Todos os assuntos que digam respeito ao povo cabo-verdiano devem ser discutidos. E não se pode estar, a priori, categoricamente pró ou contra – embora tenhamos os nossos sentimentos – sem os dissecar cumulativamente nos planos social, económico e político, entre outros. Balançar bem os custos, os benefícios e as alternativas. Não com retórica mas com cálculos, propósitos nacionais e honestidade intelectual. E ter sempre presente que temos uma economia com uma forte componente de reciclagem de donativos – dependente de doações e do exterior – o que nos aconselha a não transformar o nosso País numa feira das vaidades, cada um exibindo e guardando a sua capelinha. E neste contexto não podemos ter veleidades de criar estruturas, instituições ou ter qualquer actividade ou iniciativa para depois estender a mão para que nos ajudem a executá-las ou a sustentá-las.

Voltando ao assunto com que iniciei este texto – a “ditadura” da maioria – a oposição política, parlamentar ou não, e os amantes da democracia também têm a sua quota-parte neste estado de coisas. O governo escuda-se na legalidade e compreende-se. Compete à oposição e à sociedade civil fazer ver o governo que na política a legitimidade é uma componente tão relevante quanto a legalidade. Não vale apenas decidir no quadro legal. Este é sempre necessário mas não é suficiente. É igualmente importante que a decisão legal, por acção ou por omissão, seja legítima. Que vá ao encontro das promessas e dos programas eleitorais e seja em benefício da qualidade de vida e dos anseios dos cidadãos.

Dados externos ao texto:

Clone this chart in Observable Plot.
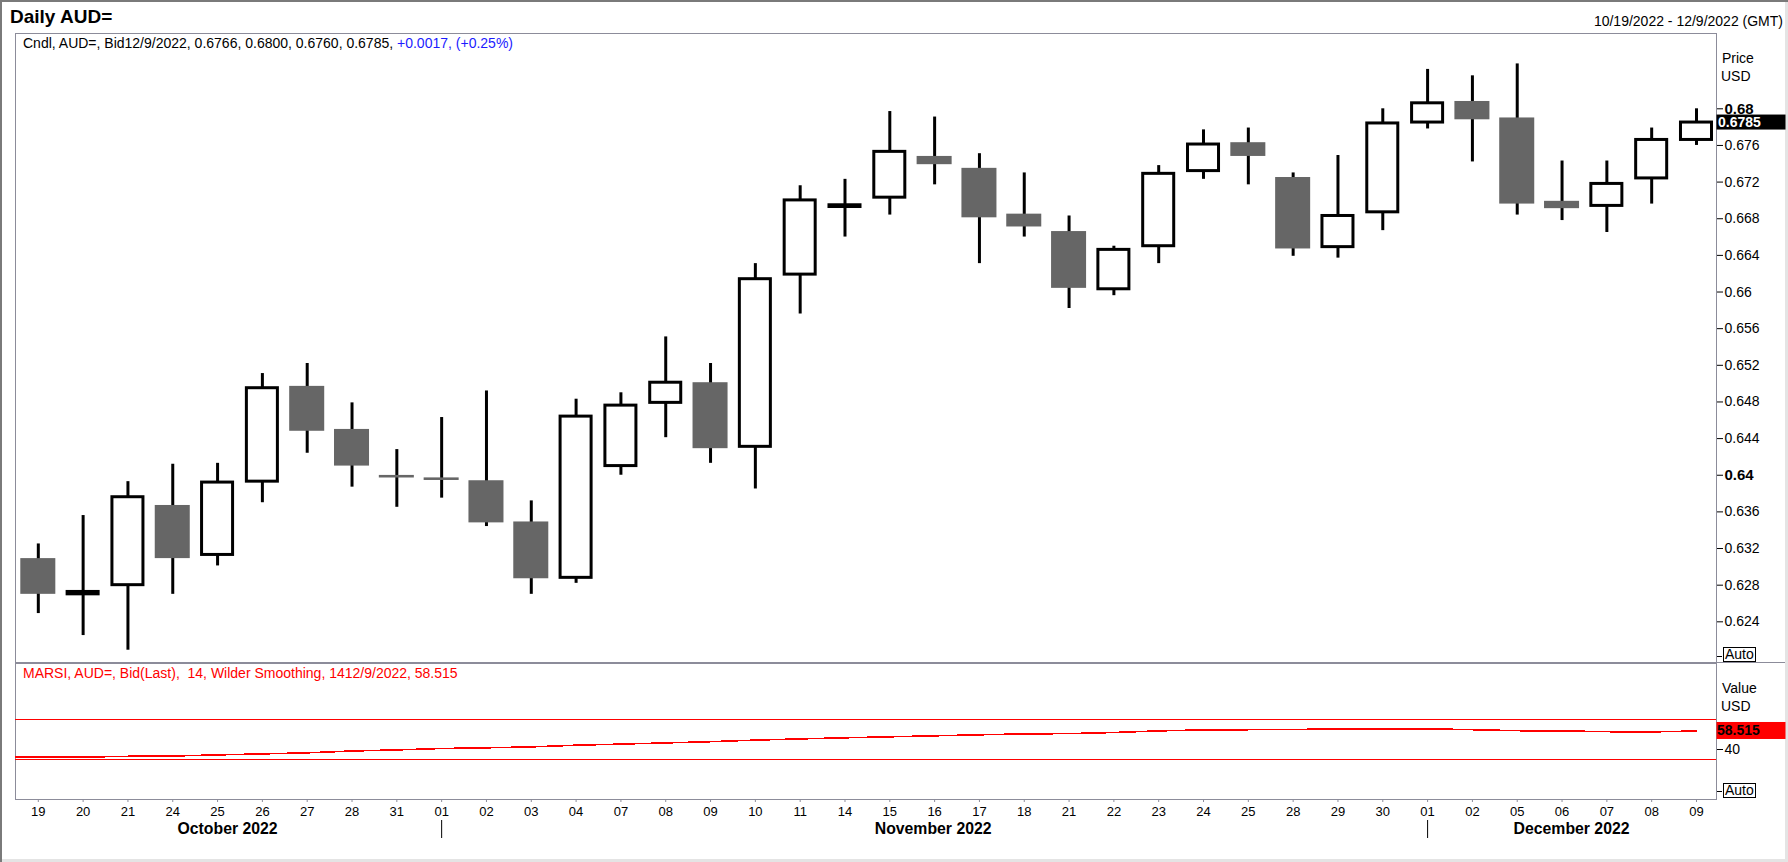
<!DOCTYPE html>
<html><head><meta charset="utf-8">
<script src="https://cdn.jsdelivr.net/npm/d3@7"></script>
<script src="https://cdn.jsdelivr.net/npm/@observablehq/plot@0.6"></script>
<style>
body{margin:0;background:#fff;}
#wrap{position:relative;width:1788px;height:862px;overflow:hidden;font-family:"Liberation Sans",Arial,sans-serif;background:#fff;box-shadow:inset 2px 2px 0 #7a7a7a, inset -3px -3px 0 #e4e4e4;}
.abs{position:absolute;white-space:pre;font-size:14px;line-height:16px;color:#000;}
#wrap svg{position:absolute;left:0;overflow:visible;}
.box{position:absolute;border:1px solid #000;font-size:14px;line-height:13px;height:13px;padding:0 1px;background:#fff;}
.dash{position:absolute;height:1px;background:#000;}
</style></head><body><div id="wrap"></div>
<script>
// ---- data ----
const dates = ["2022-10-19","2022-10-20","2022-10-21","2022-10-24","2022-10-25","2022-10-26","2022-10-27","2022-10-28","2022-10-31",
"2022-11-01","2022-11-02","2022-11-03","2022-11-04","2022-11-07","2022-11-08","2022-11-09","2022-11-10","2022-11-11","2022-11-14","2022-11-15","2022-11-16","2022-11-17","2022-11-18","2022-11-21","2022-11-22","2022-11-23","2022-11-24","2022-11-25","2022-11-28","2022-11-29","2022-11-30",
"2022-12-01","2022-12-02","2022-12-05","2022-12-06","2022-12-07","2022-12-08","2022-12-09"];
const open  = [0.6309,0.6270,0.6280,0.6367,0.6313,0.6393,0.6497,0.6450,0.63998,0.63971,0.6394,0.6349,0.6288,0.6410,0.6479,0.6501,0.6431,0.6619,0.66928,0.6703,0.6748,0.6735,0.6685,0.6666,0.6603,0.6650,0.6732,0.6763,0.6725,0.6649,0.6687,0.6785,0.6808,0.6790,0.6699,0.6694,0.6724,0.6766];
const high  = [0.6325,0.6356,0.6393,0.6412,0.6413,0.6511,0.6522,0.6479,0.6428,0.6463,0.6492,0.6372,0.6483,0.6490,0.6551,0.6522,0.6631,0.6716,0.6723,0.6797,0.6791,0.6751,0.6730,0.6683,0.6650,0.6738,0.6777,0.6779,0.6730,0.6749,0.6800,0.6843,0.6836,0.6849,0.6743,0.6743,0.6779,0.6800];
const low   = [0.6249,0.6225,0.6209,0.6270,0.6301,0.6370,0.6424,0.6387,0.6365,0.6375,0.6344,0.6270,0.6282,0.6400,0.6441,0.6413,0.6385,0.6576,0.6660,0.6684,0.6717,0.6631,0.6660,0.6582,0.6596,0.6631,0.6723,0.6717,0.6639,0.6637,0.6667,0.6778,0.6742,0.6684,0.6678,0.6665,0.6696,0.6760];
const close = [0.6270,0.62726,0.6376,0.6309,0.6392,0.6495,0.6448,0.6410,0.63970,0.63943,0.6348,0.6287,0.6464,0.6476,0.6501,0.6429,0.6614,0.6700,0.66947,0.6753,0.6739,0.6681,0.6671,0.6604,0.6646,0.6729,0.6761,0.6748,0.6647,0.6683,0.6784,0.6806,0.6788,0.6696,0.6691,0.6718,0.6766,0.6785];
const rsi   = [32.3,32.4,33.2,33.5,34.6,35.6,36.7,38.5,39.6,41.0,41.7,42.6,44.3,45.4,46.6,47.8,49.4,50.6,51.7,52.7,53.7,54.7,55.6,55.9,57.0,58.6,59.6,59.8,60.0,60.6,60.7,60.7,59.8,58.8,58.6,57.8,57.6,58.515];
const priceTicks = [0.624,0.628,0.632,0.636,0.64,0.644,0.648,0.652,0.656,0.66,0.664,0.668,0.672,0.676,0.68];
const boldTicks = [0.64,0.68];
const rsiTicks = [40];
const rsiLevels = [70,30];
const monthStarts = ["2022-11-01","2022-12-01"];
const monthLabels = ["October 2022","November 2022","December 2022"];
const monthAnchors = ["2022-10-25","2022-11-16","2022-12-06"];

const candles = dates.map((d,i)=>({date:d,open:open[i],high:high[i],low:low[i],close:close[i],up:close[i]>=open[i]}));
const rsiData = dates.map((d,i)=>({date:d,rsi:rsi[i]}));

const FONT = "Liberation Sans, Arial, sans-serif";
const GRID = "#8c8c9a";
const xScale = {type:"band", domain:dates, range:[15.4,1718.4], padding:0};
const fmt = d => d.toFixed(3).replace(/0+$/,"").replace(/\.$/,"");

const wrap = document.getElementById("wrap");

// ---- price panel ----
const price = Plot.plot({
  width:1788, height:665, marginTop:33, marginBottom:2, marginLeft:15, marginRight:72,
  style:{fontFamily:FONT, fontSize:"14px", color:"#000", background:"transparent", overflow:"visible"},
  x:{...xScale, axis:null},
  y:{domain:[0.61945,0.68822], axis:null},
  marks:[
    Plot.frame({stroke:GRID}),
    Plot.ruleX(candles,{x:"date", y1:"low", y2:"high", stroke:"#000", strokeWidth:3}),
    Plot.barY(candles.filter(d=>!d.up),{x:"date", y1:"open", y2:"close", fill:"#666666", insetLeft:4.9, insetRight:4.9}),
    Plot.barY(candles.filter(d=>d.up),{x:"date", y1:"open", y2:"close", fill:"#fff", stroke:"#000", strokeWidth:3, insetLeft:6.9, insetRight:6.9}),
    Plot.axisY({ticks:priceTicks.filter(t=>!boldTicks.includes(t)), anchor:"right", tickSize:6, tickPadding:2, tickFormat:fmt, fontSize:14, label:null}),
    Plot.axisY({ticks:boldTicks, anchor:"right", tickSize:6, tickPadding:2, tickFormat:fmt, fontSize:15, fontWeight:"bold", label:null})
  ]
});
price.style.top = "0px";
wrap.appendChild(price);

// last price badge
{
  const yv = price.scale("y").apply(close[close.length-1]);
  const g = d3.select(price).append("g").attr("text-anchor","start");
  g.append("rect").attr("x",1716.5).attr("y",yv-7.5).attr("width",69).attr("height",15).attr("fill","#000");
  g.append("text").attr("x",1718).attr("y",yv).attr("dy","0.35em").attr("fill","#fff").attr("text-anchor","start")
    .attr("font-weight","bold").attr("font-size",14).attr("font-family",FONT).text(close[close.length-1].toFixed(4));
}

// ---- RSI panel ----
const rsiPlot = Plot.plot({
  width:1788, height:202, marginTop:3, marginBottom:63, marginLeft:15, marginRight:72,
  style:{fontFamily:FONT, fontSize:"13px", color:"#000", background:"transparent", overflow:"visible"},
  x:{...xScale, axis:null},
  y:{domain:[-10,126], axis:null},
  marks:[
    Plot.frame({stroke:GRID}),
    Plot.ruleY(rsiLevels,{stroke:"#ff0000", strokeWidth:1.4, shapeRendering:"crispEdges"}),
    Plot.ruleY([rsi[0]],{stroke:"#ff0000", strokeWidth:1.6, insetRight:1678, shapeRendering:"crispEdges"}),
    Plot.line(rsiData,{x:"date", y:"rsi", stroke:"#ff0000", strokeWidth:1.6, shapeRendering:"crispEdges"}),
    Plot.axisX({ticks:dates, anchor:"bottom", tickSize:3, tickPadding:4, tickFormat:d=>d.slice(8), fontSize:13, label:null, stroke:GRID}),
    Plot.axisY({ticks:rsiTicks, anchor:"right", tickSize:6, tickPadding:2, fontSize:14, label:null}),
    Plot.ruleX(monthStarts,{x:d=>d, insetTop:157, insetBottom:-39, stroke:"#000", strokeWidth:1}),
    ...monthLabels.map((m,i)=>Plot.text([m],{x:()=>monthAnchors[i], text:d=>d, frameAnchor:"bottom", lineAnchor:"middle", dy:29, dx:[10,-1.5,9.5][i], fontWeight:"bold", fontSize:15.8}))
  ]
});
rsiPlot.style.top = "660px";
wrap.appendChild(rsiPlot);

// RSI badge
{
  const last = rsi[rsi.length-1];
  const yv = rsiPlot.scale("y").apply(last);
  const g = d3.select(rsiPlot).append("g").attr("text-anchor","start");
  g.append("rect").attr("x",1716.5).attr("y",yv-8.5).attr("width",69).attr("height",17).attr("fill","#ff0000");
  g.append("text").attr("x",1717).attr("y",yv).attr("dy","0.35em").attr("fill","#000").attr("text-anchor","start")
    .attr("font-weight","bold").attr("font-size",14).attr("font-family",FONT).text(last.toFixed(3));
}

// ---- text overlays ----
function addDiv(cls, css, html){ const d=document.createElement("div"); d.className=cls; d.style.cssText=css; d.innerHTML=html; wrap.appendChild(d); return d; }
addDiv("abs","left:10px;top:6px;font-size:19px;line-height:22px;font-weight:bold;","Daily AUD=");
addDiv("abs","right:5px;top:13px;","10/19/2022 - 12/9/2022 (GMT)");
addDiv("abs","left:23px;top:35px;","Cndl, AUD=, Bid12/9/2022, 0.6766, 0.6800, 0.6760, 0.6785, <span style=\"color:#1c1cff\">+0.0017, (+0.25%)</span>");
addDiv("abs","left:1722px;top:50px;","Price");
addDiv("abs","left:1721px;top:68px;","USD");
addDiv("abs","left:23px;top:665px;color:#ff0000;","MARSI, AUD=, Bid(Last),  14, Wilder Smoothing, 1412/9/2022, 58.515");
addDiv("abs","left:1722px;top:680px;","Value");
addDiv("abs","left:1721px;top:698px;","USD");
addDiv("box","left:1723px;top:647px;","Auto");
addDiv("dash","left:1717px;top:656px;width:5px;","");
addDiv("box","left:1723px;top:783px;","Auto");
addDiv("dash","left:1717px;top:791px;width:5px;","");
addDiv("dash","left:15px;top:662px;width:1770px;background:"+GRID+";","");
</script></body></html>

Mas a principal responsabilidade pela contenção institucional dos excessos do governo é da oposição no seu todo. E neste contexto a maior fatia vai com certeza para os partidos com representação parlamentar com especial relevo para o MpD como partido de alternância governativa. E por este facto é o único que tem, como já disse alguém, o “direito de veto”. Este direito, pertencente aos partidos da alternância governativa, consubstancia-se em assunções claras e declaradas de políticas alternativas, formulando postulados do género:

“Quando for governo vou revogar a lei neste sentido.” “Quando ganhar as eleições, esta lei que hoje aqui foi aprovada por vós, será derrogada por nós, pelo mal que causa aos cabo-verdianos.” “Logo que assumamos o governo esta lei será removida, pelo efeito perverso que à nossa sociedade causa.
 
Meus senhores tenham isso bem presente na feitura de leis, de forma a garantir-lhes alguma perenidade! Leis que não sejam apenas apresentadas com fins imediatos e, por vezes, ostensivamente eleitoralistas”.
 
Isto levaria a maioria a pensar na transitoriedade da sua lei e a procurar, por um lado, uma melhor e mais profunda reflexão na sua elaboração, ponderando os seus efeitos presentes e futuros, por outro lado, promoveria um consenso duradouro para o seu próprio bem e para o do País.

Creio ser ponto assente que este papel é dos legados mais significativos de qualquer oposição que se preze. Isto é, um papel que não se queda, ou não se esgota em criticar e em opor-se sempre que a situação os mereça mas é sobretudo, o de convidar o governo de forma permanente, a meditar sobre a passageira e transitória legalidade detida e que um “amanhã” virá mais cedo do que se possa conjecturar.
 
O que o MpD não pode continuar a fazer é declarar-se apenas contra, mesmo argumentando brilhantemente das razões que o levam a fazê-lo sem assumir claramente a sua posição de veto, isto é, a alternativa como partido da alternância, sem qualquer complexo de dar “dicas” à situação o que a população aprecia, regista  e agradece.